> [DIRECTION]: The listing below begins with the first line you should copy; stop after the line containing "(0,405) rectangle (1117,465);", and drop every picture.
-- Begin --
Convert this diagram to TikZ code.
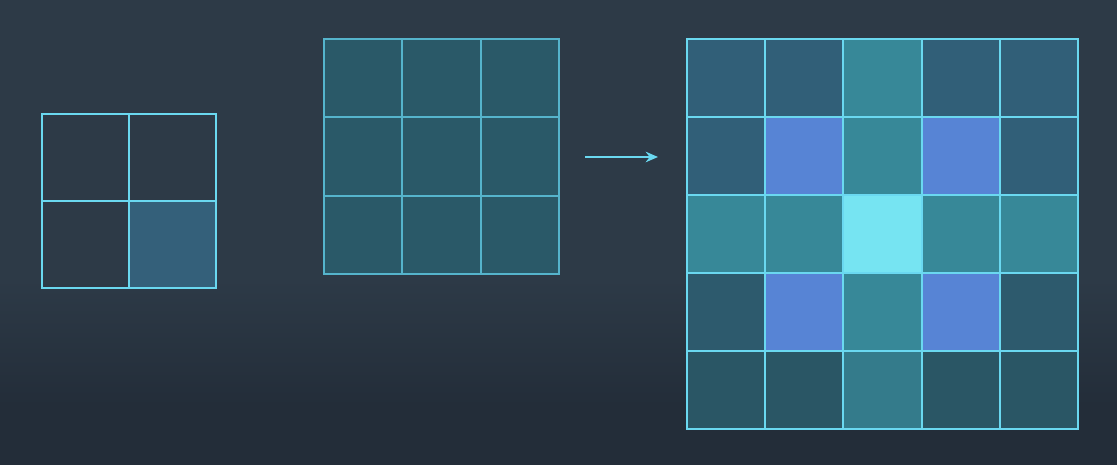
\documentclass[tikz,border=0pt]{standalone}
\usepackage{tikz}
\usetikzlibrary{positioning, arrows.meta}

\definecolor{bgtop}{HTML}{2D3A47}
\definecolor{bgbot}{HTML}{232D39}
\definecolor{edgecyan}{HTML}{6AD8F0}
\definecolor{edgemid}{HTML}{55B4CC}
\definecolor{kernfill}{HTML}{34607A}
\definecolor{imgfill}{HTML}{2A5968}
\definecolor{cornerfill}{HTML}{315F78}
\definecolor{tealfill}{HTML}{378898}
\definecolor{bluefill}{HTML}{5784D5}
\definecolor{hotfill}{HTML}{76E4F2}
\definecolor{lowfill}{HTML}{2D5A6D}
\definecolor{basefill}{HTML}{2A5665}
\definecolor{basemid}{HTML}{347B8B}

\begin{document}
\begin{tikzpicture}[
                x=0.02cm, y=-0.02cm,
                kcell/.style={rectangle, draw=edgecyan, line width=1.6pt, minimum size=1.74cm, inner sep=0pt},
                icell/.style={rectangle, draw=edgemid, fill=imgfill, line width=1.1pt, minimum size=1.567cm, inner sep=0pt},
                ocell/.style={rectangle, draw=edgecyan, line width=1.1pt, minimum size=1.564cm, inner sep=0pt}
            ]
                % Background
                \useasboundingbox (0,0) rectangle (1117,465);
                \fill[bgtop] (0,0) rectangle (1117,280);
                \shade[top color=bgtop, bottom color=bgbot] (0,279) rectangle (1117,406);
                \fill[bgbot] (0,405) rectangle (1117,465);

                % Kernel (2x2)
                \node[kcell] (k11) at (85.5,157.5) {};
                \node[kcell] (k12) at (172.5,157.5) {};
                \node[kcell] (k21) at (85.5,244.5) {};
                \node[kcell, fill=kernfill] (k22) at (172.5,244.5) {};

                % Input (3x3)
                \node[icell] (i11) at (363.2,78.2) {};
                \node[icell] (i12) at (441.5,78.2) {};
                \node[icell] (i13) at (519.8,78.2) {};
                \node[icell] (i21) at (363.2,156.5) {};
                \node[icell] (i22) at (441.5,156.5) {};
                \node[icell] (i23) at (519.8,156.5) {};
                \node[icell] (i31) at (363.2,234.8) {};
                \node[icell] (i32) at (441.5,234.8) {};
                \node[icell] (i33) at (519.8,234.8) {};

                % Arrow
                \coordinate (arrA) at (585,157);
                \coordinate (arrB) at (658,157);
                \draw[edgecyan, line width=1.2pt, -{Stealth[length=7pt, width=6pt]}] (arrA) -- (arrB);

                % Output (5x5) - Row 1
                \node[ocell, fill=cornerfill] (o11) at (726.1,78) {};
                \node[ocell, fill=cornerfill] (o12) at (804.3,78) {};
                \node[ocell, fill=tealfill] (o13) at (882.5,78) {};
                \node[ocell, fill=cornerfill] (o14) at (960.7,78) {};
                \node[ocell, fill=cornerfill] (o15) at (1038.9,78) {};

                % Row 2
                \node[ocell, fill=cornerfill] (o21) at (726.1,156) {};
                \node[ocell, fill=bluefill] (o22) at (804.3,156) {};
                \node[ocell, fill=tealfill] (o23) at (882.5,156) {};
                \node[ocell, fill=bluefill] (o24) at (960.7,156) {};
                \node[ocell, fill=cornerfill] (o25) at (1038.9,156) {};

                % Row 3
                \node[ocell, fill=tealfill] (o31) at (726.1,234) {};
                \node[ocell, fill=tealfill] (o32) at (804.3,234) {};
                \node[ocell, fill=hotfill] (o33) at (882.5,234) {};
                \node[ocell, fill=tealfill] (o34) at (960.7,234) {};
                \node[ocell, fill=tealfill] (o35) at (1038.9,234) {};

                % Row 4
                \node[ocell, fill=lowfill] (o41) at (726.1,312) {};
                \node[ocell, fill=bluefill] (o42) at (804.3,312) {};
                \node[ocell, fill=tealfill] (o43) at (882.5,312) {};
                \node[ocell, fill=bluefill] (o44) at (960.7,312) {};
                \node[ocell, fill=lowfill] (o45) at (1038.9,312) {};

                % Row 5
                \node[ocell, fill=basefill] (o51) at (726.1,390) {};
                \node[ocell, fill=basefill] (o52) at (804.3,390) {};
                \node[ocell, fill=basemid] (o53) at (882.5,390) {};
                \node[ocell, fill=basefill] (o54) at (960.7,390) {};
                \node[ocell, fill=basefill] (o55) at (1038.9,390) {};

            \end{tikzpicture}
\end{document}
-- End --
> [COMPLETE ANSWER]:
Convert this diagram to TikZ code.
\documentclass[tikz,border=0pt]{standalone}
\usepackage{tikz}
\usetikzlibrary{positioning, arrows.meta}

\definecolor{bgtop}{HTML}{2D3A47}
\definecolor{bgbot}{HTML}{232D39}
\definecolor{edgecyan}{HTML}{6AD8F0}
\definecolor{edgemid}{HTML}{55B4CC}
\definecolor{kernfill}{HTML}{34607A}
\definecolor{imgfill}{HTML}{2A5968}
\definecolor{cornerfill}{HTML}{315F78}
\definecolor{tealfill}{HTML}{378898}
\definecolor{bluefill}{HTML}{5784D5}
\definecolor{hotfill}{HTML}{76E4F2}
\definecolor{lowfill}{HTML}{2D5A6D}
\definecolor{basefill}{HTML}{2A5665}
\definecolor{basemid}{HTML}{347B8B}

\begin{document}
\begin{tikzpicture}[
                x=0.02cm, y=-0.02cm,
                kcell/.style={rectangle, draw=edgecyan, line width=1.6pt, minimum size=1.74cm, inner sep=0pt},
                icell/.style={rectangle, draw=edgemid, fill=imgfill, line width=1.1pt, minimum size=1.567cm, inner sep=0pt},
                ocell/.style={rectangle, draw=edgecyan, line width=1.1pt, minimum size=1.564cm, inner sep=0pt}
            ]
                % Background
                \useasboundingbox (0,0) rectangle (1117,465);
                \fill[bgtop] (0,0) rectangle (1117,280);
                \shade[top color=bgtop, bottom color=bgbot] (0,279) rectangle (1117,406);
                \fill[bgbot] (0,405) rectangle (1117,465);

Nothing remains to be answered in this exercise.